The Kohn variational method is used with a configuration-interaction (CI)-type wave function to determine the phase shifts and ${Z}_{\mathrm{eff}}$ for positron-copper scattering. The method is first tested for positron-hydrogen scattering and it is found to give phase shifts and ${Z}_{\mathrm{eff}}$ within 1--2% of the best previous calculations. Although the phase shift for Cu converged more slowly with ${L}_{\mathrm{max}}$ (the maximum angular momentum of the electron and positron orbitals included in the short-range basis), it was still possible to get reliable estimates of the phase shifts by including orbitals with $\mathcal{l}<~18$ and the use of an extrapolation technique. Calculation of ${Z}_{\mathrm{eff}}$ was more problematic since the convergence of ${Z}_{\mathrm{eff}}$ with respect to ${L}_{\mathrm{max}}$ was very slow. Despite the uncertainties, it was clear that the p-wave phase shift was showing signs of forming a shape resonance at about 0.5 eV incident energy.

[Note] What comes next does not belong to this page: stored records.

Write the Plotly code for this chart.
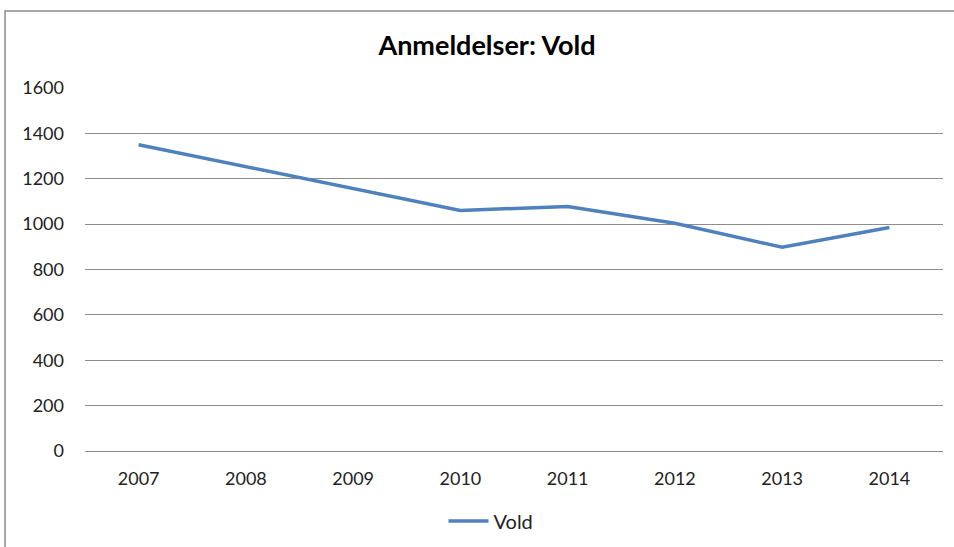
import plotly.graph_objects as go

years = ["2007", "2008", "2009", "2010", "2011", "2012", "2013", "2014"]
vold = [1350, 1253, 1155, 1060, 1078, 1004, 898, 985]
y_ticks = [0, 200, 400, 600, 800, 1000, 1200, 1400, 1600]

fig = go.Figure(
    go.Scatter(
        x=years,
        y=vold,
        mode="lines",
        name="Vold",
        line=dict(color="#4F81BD", width=3.5),
    )
)

fig.update_layout(
    width=954,
    height=547,
    margin=dict(l=85, r=11, t=88, b=96),
    paper_bgcolor="white",
    plot_bgcolor="white",
    font=dict(family="Lato, Liberation Sans, sans-serif", size=18, color="#222222"),
    title=dict(
        text="<b>Anmeldelser: Vold</b>",
        x=487 / 954,
        xanchor="center",
        y=1 - 46 / 547,
        yanchor="middle",
        font=dict(size=27, color="#000000"),
    ),
    showlegend=True,
    legend=dict(
        orientation="h",
        x=491 / 954,
        xref="container",
        xanchor="center",
        y=1 - 521 / 547,
        yref="container",
        yanchor="middle",
        font=dict(size=20),
        itemwidth=40,
    ),
    # outer chart frame (top and left edges visible)
    shapes=[
        dict(
            type="rect",
            xref="paper",
            yref="paper",
            x0=-0.0932,
            x1=1.2,
            y0=-0.4,
            y1=1.2121,
            line=dict(color="#8c8c8c", width=1.5),
            layer="below",
        )
    ],
)

fig.update_xaxes(
    type="category",
    range=[-0.5, 7.5],
    showgrid=False,
    showline=False,
    ticks="",
    ticklabelstandoff=15,
)
fig.update_yaxes(
    range=[0, 1600],
    tickvals=y_ticks,
    showgrid=True,
    gridcolor="#8c8c8c",
    gridwidth=1,
    zeroline=True,
    zerolinecolor="#8c8c8c",
    zerolinewidth=1,
    ticks="",
    ticklabelstandoff=20,
)

# drop the browser's default body margin so the figure sits at the page corner
fig.write_html(
    "out.html",
    config={"displayModeBar": False},
    post_script="document.body.style.margin = '0';",
)
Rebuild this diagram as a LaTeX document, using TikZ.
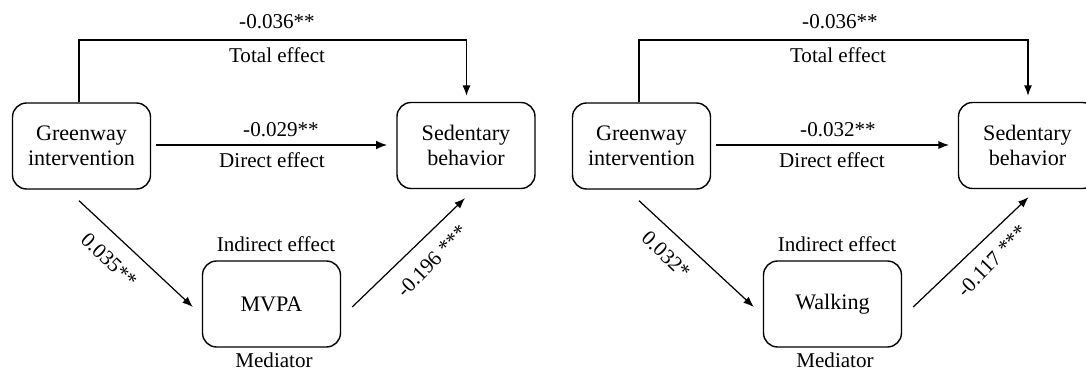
\documentclass[tikz,border=0pt]{standalone}
\usepackage{fontspec}
\setmainfont{Liberation Serif}
\usetikzlibrary{arrows.meta,calc}
\begin{document}
\begin{tikzpicture}[x=0.02cm,y=-0.02cm,
  every node/.style={font=\fontsize{12}{14.2}\selectfont, inner sep=0pt},
  box/.style={draw, line width=0.8pt, rounded corners=0.28cm, minimum width=2.76cm, minimum height=1.72cm, align=center, font=\fontsize{12.6}{14.4}\selectfont},
  lbl/.style={},
  arr/.style={line width=0.7pt, -{Latex[length=6pt,width=4.6pt]}},
  thickarr/.style={line width=1.2pt, -{Latex[length=6.5pt,width=5pt]}}]
\useasboundingbox (0,0) rectangle (1086,371);
% ---------- left panel ----------
\node[box] (gi1) at (81.5,146) {Greenway\\intervention};
\node[box] (sb1) at (466,145.5) {Sedentary\\behavior};
\node[box] (m1) at (271.5,304) {MVPA};
\coordinate (top1) at (270,40);
\draw[arr, shorten >=3.4pt] ([xshift=-2.5*0.02cm]gi1.north) |- (top1) -| ([xshift=0.5*0.02cm]sb1.north);
\draw[thickarr, shorten <=2.8pt, shorten >=5pt] (gi1.east |- 0,145) -- (sb1.west |- 0,145);
\draw[arr] ($(gi1.south)+(-2.5,11)$) -- ($(m1.west)+(-9,3)$);
\draw[arr] ($(m1.east)+(11,3)$) -- ($(sb1.south)+(-1,9)$);
\node[lbl] (l1a) at (277,22) {-0.036**};
\node[lbl] (l1b) at (277,55) {Total effect};
\node[lbl] (l1c) at (281,130) {-0.029**};
\node[lbl] (l1d) at (272,160) {Direct effect};
\node[lbl, rotate=-44] (l1e) at (109,260) {0.035**};
\node[lbl, rotate=46] (l1f) at (432,261) {-0.196 ***};
\node[lbl] (l1g) at (276,244) {Indirect effect};
\node[lbl] (l1h) at (274,360) {Mediator};
% ---------- right panel ----------
\node[box] (gi2) at (641.5,146) {Greenway\\intervention};
\node[box] (sb2) at (1027.5,145.5) {Sedentary\\behavior};
\node[box] (m2) at (832.5,304) {Walking};
\coordinate (top2) at (830,40);
\draw[arr, shorten >=3.4pt] ([xshift=-2.5*0.02cm]gi2.north) |- (top2) -| ([xshift=0.5*0.02cm]sb2.north);
\draw[arr, shorten <=2.8pt, shorten >=5pt] (gi2.east |- 0,145) -- (sb2.west |- 0,145);
\draw[arr] ($(gi2.south)+(-2.5,11)$) -- ($(m2.west)+(-9,3)$);
\draw[arr] ($(m2.east)+(11,3)$) -- ($(sb2.south)+(1,8)$);
\node[lbl] (l2a) at (840,22) {-0.036**};
\node[lbl] (l2b) at (838,55) {Total effect};
\node[lbl] (l2c) at (838,130) {-0.032**};
\node[lbl] (l2d) at (832,160) {Direct effect};
\node[lbl, rotate=-44] (l2e) at (666,255) {0.032*};
\node[lbl, rotate=46] (l2f) at (992,261) {-0.117 ***};
\node[lbl] (l2g) at (837,244) {Indirect effect};
\node[lbl] (l2h) at (835,360) {Mediator};
\end{tikzpicture}
\end{document}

This resulted in a p-wave contribution to ${Z}_{\mathrm{eff}}$ that was larger than that of the s wave for $k>~{0.1a}_{0}^{\ensuremath{-}1}.$ Speculative calculations based upon a model potential suggest that a p-wave shape resonance centered at thermal energies, e.g., about 0.025 eV, could result in a thermally averaged ${Z}_{\mathrm{eff}}$ exceeding 10 000.